La science véritable et l’art véritable ont toujours existé et existeront toujours comme tous les autres modes de l’activité humaine, et il est impossible et inutile de les contester ou de les prouver.

Le faux rôle que jouent dans notre société les sciences et les arts provient de ce que les gens soi-disant civilisés, ayant à leur tête les savants et les artistes, sont une caste privilégiée comme les prêtres. Et cette caste a tous les défauts de toutes les castes. Elle a le défaut de dégrader et de rabaisser le principe en vertu duquel elle s’organise. Au lieu d’une vraie religion — une fausse. Au lieu d’une vraie science — une fausse. De même pour l’art. Elle a le défaut de peser sur les masses, et, pardessus cela, de les priver de ce qu’on prétend propager. Et le plus grand défaut, celui de la contradiction constante du principe qu’ils professent avec leur manière d’agir.

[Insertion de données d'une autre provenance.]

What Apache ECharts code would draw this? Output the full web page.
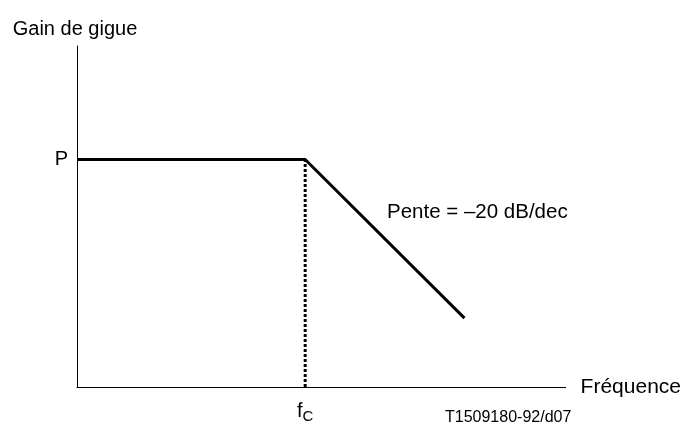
<!DOCTYPE html>
<html>
<head>
<meta charset="utf-8">
<script src="https://cdn.jsdelivr.net/npm/echarts@6/dist/echarts.min.js"></script>
<style>
    html, body { margin: 0; padding: 0; background: #fff; }
    #chart { width: 684px; height: 429px; }
</style>
</head>
<body>
<div id="chart"></div>
<script>
// 频率轴（0-100 相对单位）
var freq      = [0, 46.7, 79.3];
// 增益（P 平台后以 -20 dB/dec 下降）
var gain      = [66.7, 66.7, 20.2];
// 截止频率 fc 的虚线
var cutFreq   = [46.7, 46.7];
var cutGain   = [0, 66.7];
// 刻度标签
var yTickVals = [66.7];
var xTickVals = [46.7];

var FONT = 'Liberation Sans, Arial, sans-serif';

function pairs( xs, ys ) {
    var out = [];
    for ( var i = 0; i < xs.length; i++ ){
        out.push( [ xs[ i ], ys[ i ] ] );
    }
    return out;
}

var myChart = echarts.init( document.getElementById( 'chart' ) );
var option = {
    animation: false,
    backgroundColor: '#fff',
    grid: { left: 77, right: 116, top: 46, bottom: 42 },
    xAxis: {
        type: 'value',
        min: 0,
        max: 100,
        name: 'Fréquence',
        nameLocation: 'end',
        nameGap: 15,
        nameTextStyle: { fontFamily: FONT, fontSize: 21, color: '#000' },
        axisLine: { lineStyle: { color: '#000', width: 1 } },
        axisTick: { show: false },
        splitLine: { show: false },
        axisLabel: {
            customValues: xTickVals,
            margin: 12,
            formatter: function () { return '{f|f}{c|C}'; },
            rich: {
                f: { fontFamily: FONT, fontSize: 20, color: '#000' },
                c: { fontFamily: FONT, fontSize: 15, color: '#000', padding: [ 10, 0, 0, 0 ] }
            }
        }
    },
    yAxis: {
        type: 'value',
        min: 0,
        max: 100,
        name: 'Gain de gigue',
        nameLocation: 'end',
        nameGap: 7,
        nameTextStyle: { fontFamily: FONT, fontSize: 20, color: '#000', padding: [ 0, 4, 0, 0 ] },
        axisLine: { lineStyle: { color: '#000', width: 1 } },
        axisTick: { show: false },
        splitLine: { show: false },
        axisLabel: {
            customValues: yTickVals,
            margin: 9,
            fontFamily: FONT,
            fontSize: 20,
            color: '#000',
            formatter: function () { return 'P'; }
        }
    },
    graphic: [
        {
            type: 'text',
            left: 387,
            top: 202,
            style: { text: 'Pente = \u201320 dB/dec', font: '20.5px ' + FONT, fill: '#000' }
        },
        {
            type: 'text',
            left: 445,
            top: 410,
            style: { text: 'T1509180-92/d07', font: '16px ' + FONT, fill: '#000' }
        }
    ],
    series: [
        {
            type: 'line',
            data: pairs( freq, gain ),
            symbol: 'none',
            lineStyle: { color: '#000', width: 3 }
        },
        {
            type: 'line',
            data: pairs( cutFreq, cutGain ),
            symbol: 'none',
            lineStyle: { color: '#000', width: 3, type: [ 3, 2 ] }
        }
    ]
};
myChart.setOption( option );
</script>
</body>
</html>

En exceptant ceux qui soutiennent le principe inepte de la science pour la science et de l’art pour l’art, les partisans de la civilisation sont obligés d’affirmer que la science et l’art sont un grand bien pour l’humanité.

En quoi consiste ce bien? Quels sont les signes par lesquels on puisse distinguer le bien du mal? Les partisans de la science et de l’art ont gardé de répondre à ces questions. Ils prétendent même que la définition du bien et du beau est impossible. «Le bien en général, disent-ils, le bien, le beau, ne peut être défini».